Lina Panella (Soccer) echoed that thought saying,“We did have to wear masks while we practiced and games, and we sat by ourselves on the bus.” This was part of the requirement to stay 6 feet away when possible. Carly Moore (Field Hockey) said, “We tried to split into smaller groups to limit interaction.” The smaller the groups, the safer it is for everyone. Keeping everyone safe was a priority at every practice and game.

 Some of the additional steps teams took to stay safe were daily temperature checks, sanitizing equipment, and washing individual pinnies frequently.  

Another adjustment the athletes had to make was the much shorter season. Grace Burker (Field Hockey) explains, “It was tough, because we had several games a week, leaving less time for practice, but I am very grateful that we had an opportunity to compete this past fall.” Since the season was shorter, many games were crammed into each week as well as practices fit in whenever possible many said that this was exhausting. Arianna Kramer (Cross Country) said, “I was very sad because it was my senior year and my very last out of six years. I wish it didn’t have to be cut short because we missed out on so many more races and chances.” All of the athletes this year were upset about the missed time that they otherwise would have had. Regardless of these setbacks, the athletes continued to improve and play their best. Many responses mentioned how overall they were bummed that they missed out on a longer season, but very happy they had one at all. 


Along with the shorter season, many other things felt different. An anonymous soccer player discussed how athletes needed to be aware of how other people felt to ensure their teammates felt safe. That is an important step in forming bonds, which Ariella Yonata (Soccer) also commented on: “There were no states and regionals, less team bondings, no pregame huddle or traditions, no spirit days at school because we were not in school for the majority of our season.” She missed the “Banquet, Sea of Red, and pre-game traditions.” Scarlet D’amico (Soccer) also missed the spirit days. None of the teams were able to to wear the eyeblack, jerseys, crazy outfits to show off game days. The end of the year banquets where the athletes turned in their jerseys and dressed up to celebrate their season were cancelled, and the support of the Sea of Red in the stands felt different. 

Bella Nestico (Soccer) believed the restrictions made it more difficult to get to know one another. “[T]here were about five middle schoolers on the team that most of us did not know very well and because we could do little outside of practice to get to know each other better, I feel like we didn’t really get to know each other as much.” 

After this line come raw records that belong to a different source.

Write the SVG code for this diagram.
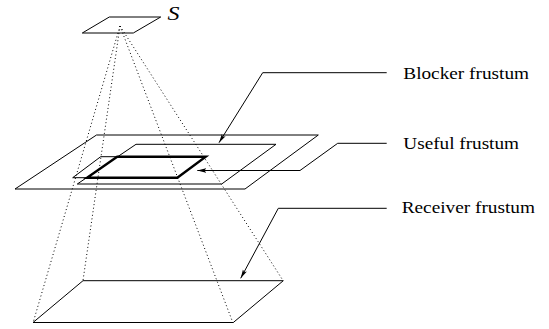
<svg xmlns="http://www.w3.org/2000/svg" width="549" height="329" viewBox="0 0 549 329">
<style>
.plane{fill:none;stroke:#000;stroke-width:1;stroke-linejoin:miter}
.thick{fill:none;stroke:#000;stroke-width:2.4;stroke-linejoin:miter}
.ray{fill:none;stroke:#000;stroke-width:1;stroke-dasharray:1 2.6}
.lead{fill:none;stroke:#000;stroke-width:1}
.lbl{font-family:"Liberation Serif","Times New Roman",serif;font-size:16px;fill:#000}
</style>
<defs>
<marker id="ah" markerWidth="10" markerHeight="6" refX="9" refY="3" orient="auto" markerUnits="userSpaceOnUse">
<path d="M0,0.8 L9,3 L0,5.2 L2,3 Z" fill="#000"/>
</marker>
</defs>
<rect width="549" height="329" fill="#fff"/>
<g id="rays">
<line class="ray" x1="120" y1="26" x2="33" y2="323"/>
<line class="ray" x1="120" y1="26" x2="83" y2="280.5"/>
<line class="ray" x1="120" y1="26" x2="233" y2="323"/>
<line class="ray" x1="120" y1="26" x2="283" y2="280.5"/>
</g>
<g id="source">
<polygon class="plane" points="109.3,17 160.7,17 133.3,33 82.3,33"/>
<text class="lbl" x="167.5" y="20" font-style="italic" style="font-size:19.5px" textLength="12" lengthAdjust="spacingAndGlyphs">S</text>
</g>
<g id="blocker-plane">
<polygon class="plane" points="96.5,135 318.3,135 245,189 15,189"/>
</g>
<g id="useful-plane">
<polygon class="plane" points="136,144.3 276,144.3 221.7,184 77.3,184"/>
</g>
<g id="inner-plane">
<polygon class="plane" points="100.7,156.7 205.7,156.7 177.3,177.7 72.7,177.7"/>
<polygon class="thick" points="117.2,156.7 205.7,156.7 177.3,177.7 87,177.7"/>
</g>
<g id="receiver-plane">
<polygon class="plane" points="83,280.7 283.3,280.7 233.3,322.5 33,322.5"/>
</g>
<g id="connectors">
<polyline class="lead" points="386.7,72.7 262.7,72.7 219,142.7" marker-end="url(#ah)"/>
<polyline class="lead" points="386.7,143.3 337.7,143.3 300,170.5 197.3,170.5" marker-end="url(#ah)"/>
<polyline class="lead" points="386.7,208.3 278.3,208.3 240.7,278.3" marker-end="url(#ah)"/>
</g>
<g id="label-blocker">
<text class="lbl" x="403.3" y="79" textLength="125.7" lengthAdjust="spacingAndGlyphs">Blocker frustum</text>
</g>
<g id="label-useful">
<text class="lbl" x="403.3" y="149.3" textLength="115.7" lengthAdjust="spacingAndGlyphs">Useful frustum</text>
</g>
<g id="label-receiver">
<text class="lbl" x="401.7" y="213.3" textLength="133.3" lengthAdjust="spacingAndGlyphs">Receiver frustum</text>
</g>
</svg>
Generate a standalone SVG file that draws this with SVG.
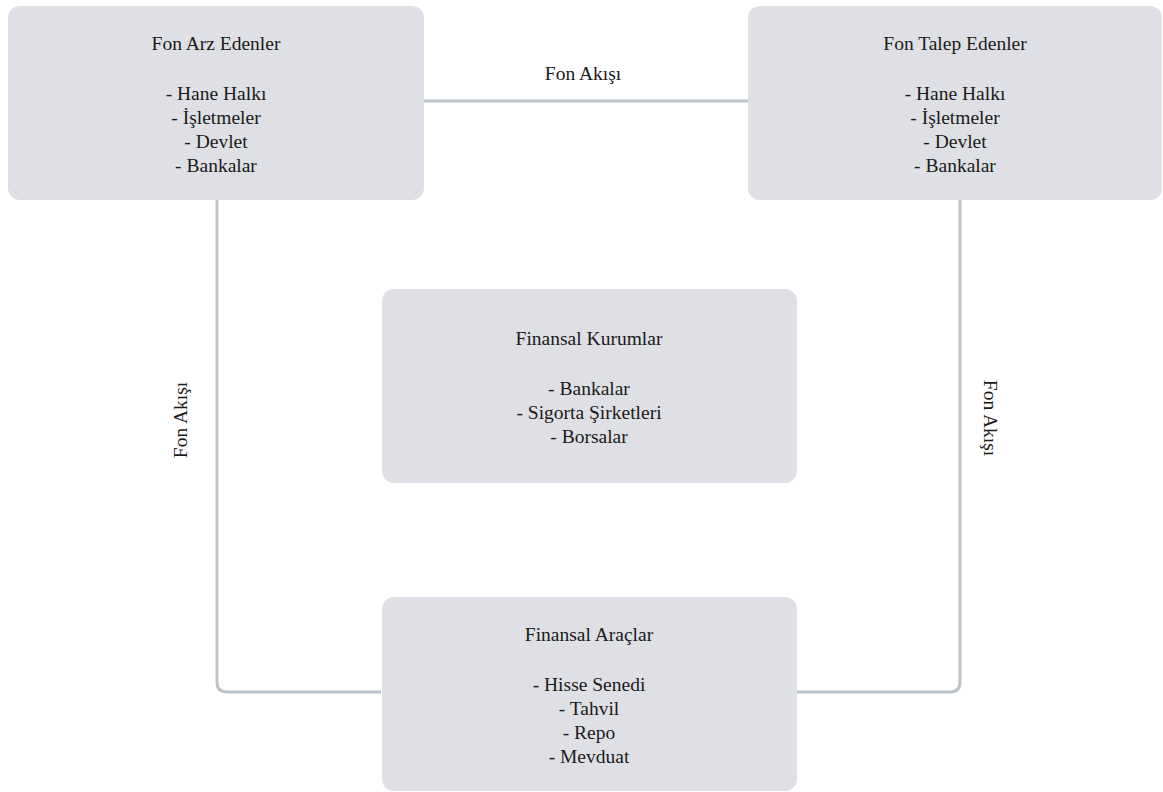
<svg xmlns="http://www.w3.org/2000/svg" width="1163" height="792" viewBox="0 0 1163 792">
<style>
.box{fill:#dfe0e5;}
.c{fill:none;stroke:#bcc3ca;stroke-width:3;}
</style>
<rect width="1163" height="792" fill="#ffffff"/>
<g font-family="Liberation Serif, DejaVu Serif, serif" font-size="19.5" fill="#1a1a1a" text-anchor="middle">
<g id="connectors">
<line class="c" x1="424" y1="101" x2="749" y2="101"/>
<path class="c" d="M217 200 V682 Q217 692 227 692 H381"/>
<path class="c" d="M960 200 V682 Q960 692 950 692 H796"/>
<text x="583" y="80">Fon Akışı</text>
<text transform="translate(187 420) rotate(-90)">Fon Akışı</text>
<text transform="translate(984 418) rotate(90)">Fon Akışı</text>
</g>
<g id="fon-arz-edenler">
<rect class="box" x="8" y="6" width="416" height="194" rx="12"/>
<text x="216" y="50">Fon Arz Edenler</text>
<text x="216" y="100">- Hane Halkı</text>
<text x="216" y="124">- İşletmeler</text>
<text x="216" y="148">- Devlet</text>
<text x="216" y="172">- Bankalar</text>
</g>
<g id="fon-talep-edenler">
<rect class="box" x="748" y="6" width="414" height="194" rx="12"/>
<text x="955" y="50">Fon Talep Edenler</text>
<text x="955" y="100">- Hane Halkı</text>
<text x="955" y="124">- İşletmeler</text>
<text x="955" y="148">- Devlet</text>
<text x="955" y="172">- Bankalar</text>
</g>
<g id="finansal-kurumlar">
<rect class="box" x="382" y="289" width="415" height="194" rx="12"/>
<text x="589" y="345">Finansal Kurumlar</text>
<text x="589" y="395">- Bankalar</text>
<text x="589" y="419">- Sigorta Şirketleri</text>
<text x="589" y="443">- Borsalar</text>
</g>
<g id="finansal-araclar">
<rect class="box" x="382" y="597" width="415" height="194" rx="12"/>
<text x="589" y="641">Finansal Araçlar</text>
<text x="589" y="691">- Hisse Senedi</text>
<text x="589" y="715">- Tahvil</text>
<text x="589" y="739">- Repo</text>
<text x="589" y="763">- Mevduat</text>
</g>
</g>
</svg>
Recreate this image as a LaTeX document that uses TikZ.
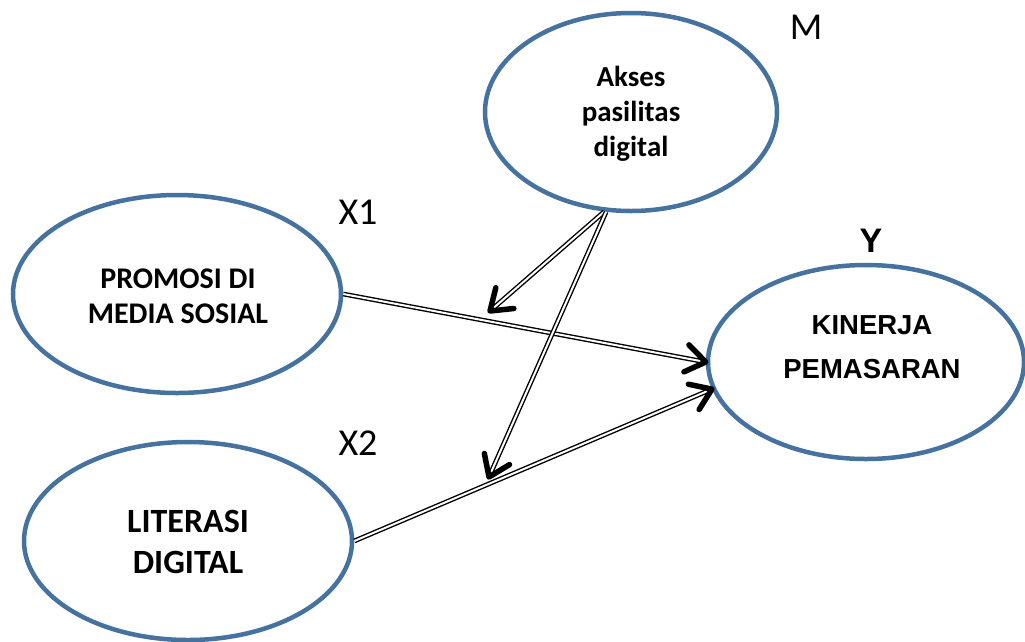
\documentclass[tikz,border=0pt]{standalone}
\usepackage{fontspec}
\setmainfont{Carlito}
\newfontfamily\arialfont{Liberation Sans}
\usetikzlibrary{calc,shapes.geometric}
\definecolor{ellblue}{RGB}{70,114,160}
\tikzset{
  ell/.style={ellipse, draw=ellblue, line width=4.5pt, inner sep=0pt},
  conn/.style={draw=black, double=white, double distance=2pt, line width=1.4pt, shorten >=2pt},
  tipv/.style={draw=black, line width=5.5pt, line cap=round, line join=round},
  lab/.style={font=\fontsize{38}{42}\selectfont}
}
\begin{document}
\begin{tikzpicture}[x=1pt,y=-1pt]
\useasboundingbox (0,0) rectangle (1025,641);
\node[ell, minimum width=292pt, minimum height=198pt] (m) at (631,112) {};
\node[align=center, font=\bfseries\fontsize{29}{35}\selectfont] (mtext) at (631,114) {Akses\\pasilitas\\digital};
\node[ell, minimum width=328pt, minimum height=198pt] (x1) at (177,294) {};
\node[align=center, font=\bfseries\fontsize{30}{35}\selectfont] (x1text) at (178,296) {PROMOSI DI\\MEDIA SOSIAL};
\node[ell, minimum width=328pt, minimum height=198pt] (x2) at (188,541) {};
\node[align=center, font=\bfseries\fontsize{34}{41}\selectfont] (x2text) at (188,542) {LITERASI\\DIGITAL};
\node[ell, minimum width=316pt, minimum height=194pt] (y) at (866,362) {};
\node[align=center, font=\arialfont\bfseries\fontsize{27.5}{44}\selectfont] (ytext) at (872,347) {KINERJA\\PEMASARAN};
\node[lab] (lm) at (806,27) {M};
\node[lab] (lx1) at (358,212) {X1};
\node[lab] (lx2) at (358,443) {X2};
\node[font=\arialfont\bfseries\fontsize{34}{38}\selectfont] (ly) at (871,241) {Y};
\coordinate (t1) at (490,311);
\coordinate (t2) at (489,477);
\coordinate (ya) at (y.west);
\coordinate (yb) at (y.190);
\draw[conn] (x1.east) -- (ya);
\draw[conn] (x2.east) -- (yb);
\draw[conn] (m.255) -- (t1);
\draw[conn] (m.256) -- (t2);
\draw[tipv] ($(ya)!24pt!35:(x1.east)$) -- (ya) -- ($(ya)!24pt!-35:(x1.east)$);
\draw[tipv] ($(yb)!24pt!35:(x2.east)$) -- (yb) -- ($(yb)!24pt!-35:(x2.east)$);
\draw[tipv] ($(t1)!24pt!35:(m.255)$) -- (t1) -- ($(t1)!24pt!-35:(m.255)$);
\draw[tipv] ($(t2)!24pt!35:(m.256)$) -- (t2) -- ($(t2)!24pt!-35:(m.256)$);
\end{tikzpicture}
\end{document}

Despite the many new rules and guidelines, teams managed to keep some traditions alive. “I definitely felt like my team was still united. East field hockey has always been a family, and we continued that legacy in the 2020 season,” said Grace Burker. The field hockey team was never separated by the guidelines, even if they were 6 feet apart. Parker Levin (Soccer) said, “Even though we were 6 feet apart, we still talk[ed] to each other a lot.” 

When asked whether or note the athletes felt that this year was better or worse than the last couple of years, responses were mixed. Carly Moore (Field Hockey) said, “The masks made this year worse because it was hard to perform at my best.”  Deepti Subbiah (Field Hockey) said that she “found that playing with a mask when it was cold made my glasses fog up so I played without a mask at times.” Others said that it was a better season. Emma Redanz said that she was “way more grateful that we got a season so it made it that much better to be able to play,” and Bella Cameron (Field Hockey) also said that, “it made it better because I am in a higher level of field hockey and get to advance more in skill than modified. I also appreciated that we didn’t have to wear goggles, it’s hard to be a field hockey player wearing glasses as well as squeezing goggles over your glasses. The negative things were that I didn’t really get to be too close to my friends.” Many felt that they didn’t get to be as close to one another as they would have liked to, and the masks prevented many from playing the way they wanted to. However, they all enjoyed the season that brought them back to each other and in a way that they weren’t sure was going to happen. 

Everyone surveyed hoped that next year there will be less to no guidelines and it will be more “normal”. Many said that they still had a great season. Arianna Kramer (Cross Country) said, “We were division champions for the first time in 22 years.” The varsity soccer team won the league. Varsity Field Hockey went undefeated in their division. 

In a difficult time, it was a winning season.